11x – A piece of theoretically clean silver was placed on plaster table and melted with a hand-held propane torch.
The melted silver quickly formed a bead and produced the yellow sublimate suggesting Bismuth, and although sprouts formed an eyeball scrutiny could find no obvious contamination. Some old/newer books claim that silver sprouting is due to impurities or high purity. I don’t claim to know, but I am fairly sure that these types of sprouts are due to cooling too quickly.

10x – Ag
Fairly clean Ag that was originally 999 silver that I ran through a couple chemical digestions, filtrations and reductions, but still has some bismuth and lead, plus a bunch of trace elements.

25x – magnified view of preceding image focused upon the thousands of tiny beads spit off the main body of the silver due to high heat.

50x – impure silver.
Notice the glassy colored slag erupting from the silver after being exposed to 5000+ degrees F for about 15 seconds.
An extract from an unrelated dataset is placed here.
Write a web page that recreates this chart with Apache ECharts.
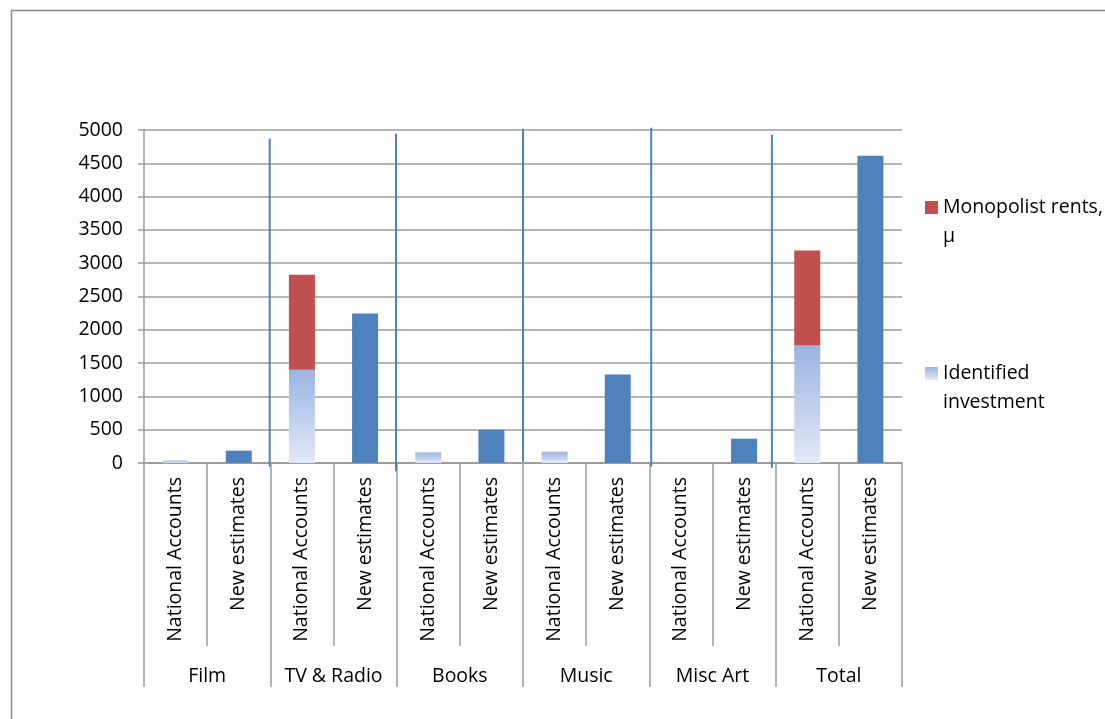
<!DOCTYPE html>
<html>
<head>
<meta charset="utf-8">
<script src="https://cdn.jsdelivr.net/npm/echarts@6/dist/echarts.min.js"></script>
<style>
  html, body { margin: 0; padding: 0; background: #ffffff; }
  #chart { width: 1105px; height: 719px; }
</style>
</head>
<body>
<div id="chart"></div>
<script>
// Sector groups and the two estimate kinds shown under each one
const groups = ['Film', 'TV & Radio', 'Books', 'Music', 'Misc Art', 'Total'];
const kinds = ['National Accounts', 'New estimates'];

// National Accounts: identified investment and monopolist rents (stacked)
const nationalIdentified = [35, 1400, 160, 170, 0, 1765];
const nationalRents = [0, 1425, 0, 0, 0, 1425];
// New estimates per sector
const newEstimates = [185, 2245, 500, 1330, 365, 4615];

// Y axis ticks
const yTicks = { min: 0, max: 5000, step: 500 };

// Hand-drawn blue separators: position in category units, top / bottom in axis values
const dividerX = [1.99, 3.99, 6.0, 8.03, 9.94];
const dividerTop = [4870, 4945, 5020, 5035, 4930];
const dividerBottom = [-55, -125, 20, -55, -70];

const FONT = '"Open Sans", "DejaVu Sans", sans-serif';
const FS = 19.5;
const GRAY = '#9c9c9c';
const BLUE = '#4F81BD';
const RED = '#C0504D';

const categories = [];
const identData = [];
const rentData = [];
const newData = [];
groups.forEach((g, i) => {
  categories.push(kinds[0], kinds[1]);
  identData.push(nationalIdentified[i], null);
  rentData.push(nationalRents[i] || null, null);
  newData.push(null, newEstimates[i]);
});

const identGradient = new echarts.graphic.LinearGradient(0, 0, 0, 1, [
  { offset: 0, color: '#9BB4E3' },
  { offset: 1, color: '#E3E9F6' }
]);

// Legend text wraps onto two lines; a leading empty line keeps the icon beside the first line
const legendLabels = {
  'Monopolist rents, μ': '\nMonopolist rents,\nμ',
  'Identified investment': '\nIdentified\ninvestment'
};

function legendAt(name, top) {
  return {
    data: [name],
    orient: 'vertical',
    left: 925,
    top: top,
    padding: 0,
    itemWidth: 13,
    itemHeight: 13,
    icon: 'rect',
    selectedMode: false,
    formatter: n => legendLabels[n],
    textStyle: {
      fontFamily: FONT,
      fontSize: FS,
      color: '#000',
      lineHeight: 29
    }
  };
}

const dividerSeries = dividerX.map((x, i) => ({
  type: 'line',
  xAxisIndex: 2,
  yAxisIndex: 0,
  data: [[x, dividerTop[i]], [x, dividerBottom[i]]],
  symbol: 'none',
  clip: false,
  silent: true,
  lineStyle: { color: BLUE, width: 2 },
  z: 5
}));

const option = {
  backgroundColor: '#ffffff',
  animation: false,
  graphic: [{
    type: 'polyline',
    shape: { points: [[11.5, 730], [11.5, 10.5], [1110, 10.5]] },
    style: { stroke: '#8a8a8a', lineWidth: 1.5, fill: null },
    silent: true
  }],
  legend: [legendAt('Monopolist rents, μ', 164), legendAt('Identified investment', 330)],
  grid: { left: 144, right: 203, top: 130, bottom: 256, containLabel: false },
  xAxis: [
    {
      type: 'category',
      data: categories,
      position: 'bottom',
      axisLine: { lineStyle: { color: GRAY, width: 1.5 } },
      axisTick: { show: true, interval: 0, length: 183, lineStyle: { color: GRAY, width: 1.5 } },
      axisLabel: {
        interval: 0, rotate: 90, margin: 14,
        fontFamily: FONT, fontSize: FS, color: '#000'
      }
    },
    {
      type: 'category',
      data: groups,
      position: 'bottom',
      axisLine: { lineStyle: { color: GRAY, width: 1.5 } },
      axisTick: { show: true, interval: 0, length: 224, lineStyle: { color: GRAY, width: 1.5 } },
      axisLabel: {
        interval: 0, margin: 203,
        fontFamily: FONT, fontSize: FS, color: '#000'
      }
    },
    { type: 'value', min: 0, max: 12, show: false }
  ],
  yAxis: {
    type: 'value',
    min: yTicks.min,
    max: yTicks.max,
    interval: yTicks.step,
    axisLine: { show: true, lineStyle: { color: GRAY, width: 1.5 } },
    axisTick: { show: true, length: 6, lineStyle: { color: GRAY, width: 1.5 } },
    axisLabel: {
      margin: 21, fontFamily: FONT, fontSize: FS, color: '#000',
      formatter: v => String(v)
    },
    splitLine: { show: true, lineStyle: { color: GRAY, width: 1.5 } }
  },
  series: [
    {
      name: 'Identified investment',
      type: 'bar',
      stack: 'est',
      barWidth: 26,
      itemStyle: { color: identGradient },
      data: identData
    },
    {
      name: 'Monopolist rents, μ',
      type: 'bar',
      stack: 'est',
      barWidth: 26,
      itemStyle: { color: RED },
      data: rentData
    },
    {
      name: 'New estimates',
      type: 'bar',
      stack: 'est',
      barWidth: 26,
      itemStyle: { color: BLUE },
      data: newData
    },
    ...dividerSeries
  ]
};

const chart = echarts.init(document.getElementById('chart'), null, { renderer: 'canvas' });
chart.setOption(option);
</script>
</body>
</html>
As usual there are the typical tiny beads of silver spit-off from the original piece of silver.

20x – a fairly pure bead of Ag.
Note the crystalline surface. There is some contamination that is bismuth, which almost all the so-called 999 or 9999 silver I have used contains some amount of and is very difficult to get rid of.

40x – this silver bead is pretty clean, but there are still trace elements present, including Bismuth.
The crystalline pattern is typical of silver when melted at 5000+f.